LANL To Conduct Tritium Venting Operation Beginning In April

IMG_8383Example of a flanged tritium waste container. Courtesy photo

IMG_8381Building 1028 in Technical Area 54 at Los Alamos National Laboratory. Courtesy photo

BY MAIRE O’NEILL
maire@losalamosreporter.com

Los Alamos National Laboratory has notified the Environmental Protection Agency of a new point source for radionuclide air emissions at Technical Area 54 from a venting operation set to begin April 7 for four flanged tritium waste containers (FTWC) currently stored in Building 1028, a 10-foot by 24-foot shipping container that was modified for long-term drum storage.

Headspace gases containing hydrogen, oxygen and radioactive tritium will be vented from the FTWCs, which are specialized high-pressure storage vessels. They are approximately 50 gallons in size and are stored in 85-gallon steel drums for ease of handling and disposal. It is speculated the tritium may be in the form of water vapor or elemental hydrogen gas.
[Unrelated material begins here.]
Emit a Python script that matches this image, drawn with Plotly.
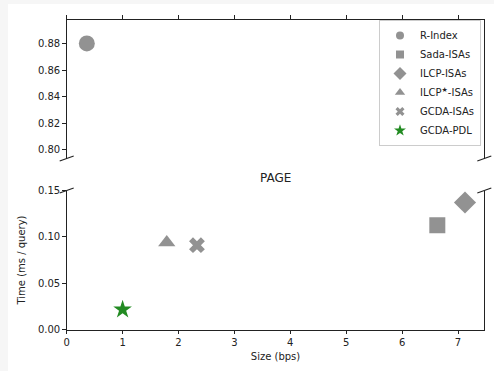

A pre-construction document sent to the EPA in May 2019 indicates that the four FTWCs contain significant tritium inventory consisting of tritium contaminated metal parts and molecular sieve media, a pebble-like material used to absorb water from exhaust airstreams, contained in metal canisters along with some loose media material in bags.

Over time, the document states, tritiated water vapor absorbed onto the media can become liberated onto the FTWC headspace.

Radiolysis can cause separation of the water vapors possibly resulting in a hazardous hydrogen-oxygen mixture within the FTWCs. Continued tritium storage in these containers could pose an unsafe condition, so the plan is to vent them in place to remove hazardous gases, the document says.

The gas will be sent though a tritium capture system called a “getter bed” that will capture available tritium and direct it into an exhaust duct system that will be installed to provide controlled, continual exhaust flows and emission monitoring from the operation.

The four FTWCs are estimated to contain some 114,000 curies. LANL anticipates the off-site dose will range from .20 mrem to just over 8 mrem which is still within the 10 mrem standard.

“The benefit of removing this potentially hazardous source from LANL offsets the one year of elevated emissions,” the document states.

In addition to source emissions monitoring, there are a variety of ambient air samplers located around Technical Area 54 and at four public receptor locations in the White Rock community which is a little over a mile from Building 1028. These stations are part of the LANL Airnet program, and continuously measure the ambient air for airborne particulates and tritiated water vapor.

Triad and N3B personnel have been conducting emergency training drills in preparation for the venting operation. Although N3B is responsible for legacy waste cleanup, the FTWCs have been placed under Triad control until they have been vented and transported to the Weapons Engineering Tritium Facility for final disposition.